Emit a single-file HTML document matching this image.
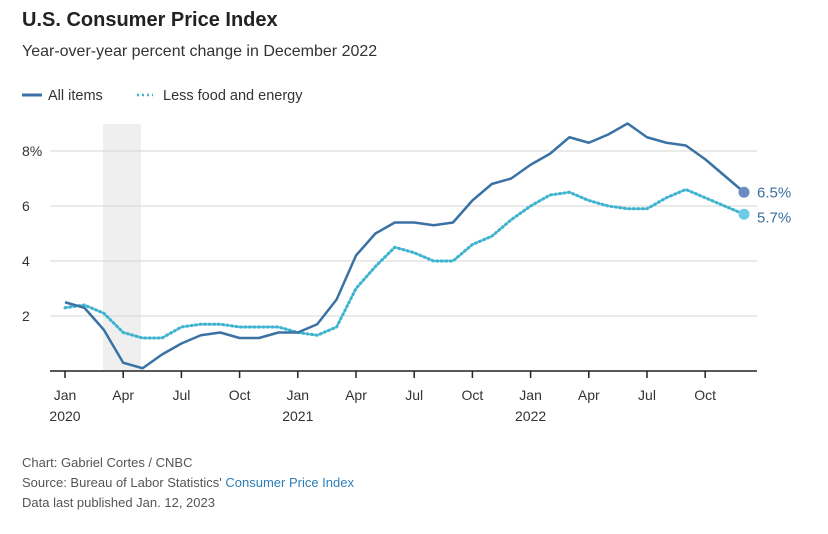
<!DOCTYPE html>
<html><head><meta charset="utf-8"><style>
body{margin:0;background:#fff;width:828px;height:534px;overflow:hidden;font-family:"Liberation Sans",sans-serif;}
svg{display:block}
</style></head><body>
<svg width="828" height="534" id="chart">
<text x="22" y="26" font-size="20" font-weight="bold" fill="#222">U.S. Consumer Price Index</text>
<text x="22" y="56" font-size="16" fill="#333">Year-over-year percent change in December 2022</text>
<g>
<line x1="22" y1="95" x2="42" y2="95" stroke="#3a72a4" stroke-width="3"/>
<text x="48" y="100" font-size="14.5" fill="#333">All items</text>
<line x1="137" y1="95" x2="153" y2="95" stroke="#3eb3cf" stroke-width="2.5" stroke-dasharray="2,3"/>
<text x="163" y="100" font-size="14.5" fill="#333">Less food and energy</text>
</g>
<rect x="103" y="124" width="38" height="247" fill="#efefef"/>
<g id="grid"></g><g id="series"></g>
<text x="22" y="467" font-size="13" fill="#555">Chart: Gabriel Cortes / CNBC</text>
<text x="22" y="487" font-size="13" fill="#555">Source: Bureau of Labor Statistics' <tspan fill="#2f7fb5">Consumer Price Index</tspan></text>
<text x="22" y="507" font-size="13" fill="#555">Data last published Jan. 12, 2023</text>
</svg>
<script>
const allItems=[2.5,2.3,1.5,0.3,0.1,0.6,1.0,1.3,1.4,1.2,1.2,1.4,1.4,1.7,2.6,4.2,5.0,5.4,5.4,5.3,5.4,6.2,6.8,7.0,7.5,7.9,8.5,8.3,8.6,9.0,8.5,8.3,8.2,7.7,7.1,6.5];
const coreItems=[2.3,2.4,2.1,1.4,1.2,1.2,1.6,1.7,1.7,1.6,1.6,1.6,1.4,1.3,1.6,3.0,3.8,4.5,4.3,4.0,4.0,4.6,4.9,5.5,6.0,6.4,6.5,6.2,6.0,5.9,5.9,6.3,6.6,6.3,6.0,5.7];
const yTicks=[2,4,6,8];
const xTickLabels=["Jan","Apr","Jul","Oct","Jan","Apr","Jul","Oct","Jan","Apr","Jul","Oct"];
const yearLabels=["2020","","","","2021","","","","2022","","",""];
const NS="http://www.w3.org/2000/svg";
const xs=i=>65+i*19.4, ys=v=>371-v*27.5;
function mk(t,a,p){const e=document.createElementNS(NS,t);for(const k in a)e.setAttribute(k,a[k]);p.appendChild(e);return e;}
const grid=document.getElementById('grid'), ser=document.getElementById('series');
yTicks.forEach(v=>{
 const l=mk('line',{x1:50,x2:757,y1:ys(v),y2:ys(v),stroke:'#d4d4d4','stroke-width':1},grid);
 
 
 const t=mk('text',{x:22,y:ys(v)+5,'font-size':14,fill:'#333'},grid);
 t.textContent=v+(v===8?'%':'');
 
 
});
const ax=mk('line',{x1:50,x2:757,y1:371,y2:371,stroke:'#222','stroke-width':1.5},grid);


xTickLabels.forEach((lab,k)=>{
 const x=xs(k*3);
 const tk=mk('line',{x1:x,x2:x,y1:371,y2:378,stroke:'#222','stroke-width':1.5},grid);
 
 
 const t=mk('text',{x:x,y:400,'font-size':14,fill:'#333','text-anchor':'middle'},grid);
 t.textContent=lab;
 
 
 if(yearLabels[k]){const y=mk('text',{x:x,y:421,'font-size':14,fill:'#333','text-anchor':'middle'},grid);
 y.textContent=yearLabels[k];
 
 }
});
function line(d,col,dash,name,lblDy){
 const p=mk('polyline',{points:d.map((v,i)=>xs(i)+','+ys(v)).join(' '),fill:'none',stroke:col,'stroke-width':dash?3:2.5,'stroke-linejoin':'round'},ser);
 if(dash){p.setAttribute('stroke-dasharray','1.5,3');p.setAttribute('stroke-linecap','round');}
 
 
 const n=d.length-1;
 const c=mk('circle',{cx:xs(n),cy:ys(d[n]),r:5.5,fill:dash?'#6dcbe8':'#6a8cc0'},ser);
 
 
 const t=mk('text',{x:xs(n)+13,y:ys(d[n])+lblDy,'font-size':15,fill:'#3a6f9e'},ser);
 t.textContent=d[n]+'%';
 
 
}
line(coreItems,'#3eb3cf',true,'core',8);
line(allItems,'#3a72a4',false,'all-items',5);
</script>
</body></html>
-.-.-
● Written task: Without the pictures, print the whole listing exactly as given.

● The response:
Emit a single-file HTML document matching this image.
<!DOCTYPE html>
<html><head><meta charset="utf-8"><style>
body{margin:0;background:#fff;width:828px;height:534px;overflow:hidden;font-family:"Liberation Sans",sans-serif;}
svg{display:block}
</style></head><body>
<svg width="828" height="534" id="chart">
<text x="22" y="26" font-size="20" font-weight="bold" fill="#222">U.S. Consumer Price Index</text>
<text x="22" y="56" font-size="16" fill="#333">Year-over-year percent change in December 2022</text>
<g>
<line x1="22" y1="95" x2="42" y2="95" stroke="#3a72a4" stroke-width="3"/>
<text x="48" y="100" font-size="14.5" fill="#333">All items</text>
<line x1="137" y1="95" x2="153" y2="95" stroke="#3eb3cf" stroke-width="2.5" stroke-dasharray="2,3"/>
<text x="163" y="100" font-size="14.5" fill="#333">Less food and energy</text>
</g>
<rect x="103" y="124" width="38" height="247" fill="#efefef"/>
<g id="grid"></g><g id="series"></g>
<text x="22" y="467" font-size="13" fill="#555">Chart: Gabriel Cortes / CNBC</text>
<text x="22" y="487" font-size="13" fill="#555">Source: Bureau of Labor Statistics' <tspan fill="#2f7fb5">Consumer Price Index</tspan></text>
<text x="22" y="507" font-size="13" fill="#555">Data last published Jan. 12, 2023</text>
</svg>
<script>
const allItems=[2.5,2.3,1.5,0.3,0.1,0.6,1.0,1.3,1.4,1.2,1.2,1.4,1.4,1.7,2.6,4.2,5.0,5.4,5.4,5.3,5.4,6.2,6.8,7.0,7.5,7.9,8.5,8.3,8.6,9.0,8.5,8.3,8.2,7.7,7.1,6.5];
const coreItems=[2.3,2.4,2.1,1.4,1.2,1.2,1.6,1.7,1.7,1.6,1.6,1.6,1.4,1.3,1.6,3.0,3.8,4.5,4.3,4.0,4.0,4.6,4.9,5.5,6.0,6.4,6.5,6.2,6.0,5.9,5.9,6.3,6.6,6.3,6.0,5.7];
const yTicks=[2,4,6,8];
const xTickLabels=["Jan","Apr","Jul","Oct","Jan","Apr","Jul","Oct","Jan","Apr","Jul","Oct"];
const yearLabels=["2020","","","","2021","","","","2022","","",""];
const NS="http://www.w3.org/2000/svg";
const xs=i=>65+i*19.4, ys=v=>371-v*27.5;
function mk(t,a,p){const e=document.createElementNS(NS,t);for(const k in a)e.setAttribute(k,a[k]);p.appendChild(e);return e;}
const grid=document.getElementById('grid'), ser=document.getElementById('series');
yTicks.forEach(v=>{
 const l=mk('line',{x1:50,x2:757,y1:ys(v),y2:ys(v),stroke:'#d4d4d4','stroke-width':1},grid);
 
 
 const t=mk('text',{x:22,y:ys(v)+5,'font-size':14,fill:'#333'},grid);
 t.textContent=v+(v===8?'%':'');
 
 
});
const ax=mk('line',{x1:50,x2:757,y1:371,y2:371,stroke:'#222','stroke-width':1.5},grid);


xTickLabels.forEach((lab,k)=>{
 const x=xs(k*3);
 const tk=mk('line',{x1:x,x2:x,y1:371,y2:378,stroke:'#222','stroke-width':1.5},grid);
 
 
 const t=mk('text',{x:x,y:400,'font-size':14,fill:'#333','text-anchor':'middle'},grid);
 t.textContent=lab;
 
 
 if(yearLabels[k]){const y=mk('text',{x:x,y:421,'font-size':14,fill:'#333','text-anchor':'middle'},grid);
 y.textContent=yearLabels[k];
 
 }
});
function line(d,col,dash,name,lblDy){
 const p=mk('polyline',{points:d.map((v,i)=>xs(i)+','+ys(v)).join(' '),fill:'none',stroke:col,'stroke-width':dash?3:2.5,'stroke-linejoin':'round'},ser);
 if(dash){p.setAttribute('stroke-dasharray','1.5,3');p.setAttribute('stroke-linecap','round');}
 
 
 const n=d.length-1;
 const c=mk('circle',{cx:xs(n),cy:ys(d[n]),r:5.5,fill:dash?'#6dcbe8':'#6a8cc0'},ser);
 
 
 const t=mk('text',{x:xs(n)+13,y:ys(d[n])+lblDy,'font-size':15,fill:'#3a6f9e'},ser);
 t.textContent=d[n]+'%';
 
 
}
line(coreItems,'#3eb3cf',true,'core',8);
line(allItems,'#3a72a4',false,'all-items',5);
</script>
</body></html>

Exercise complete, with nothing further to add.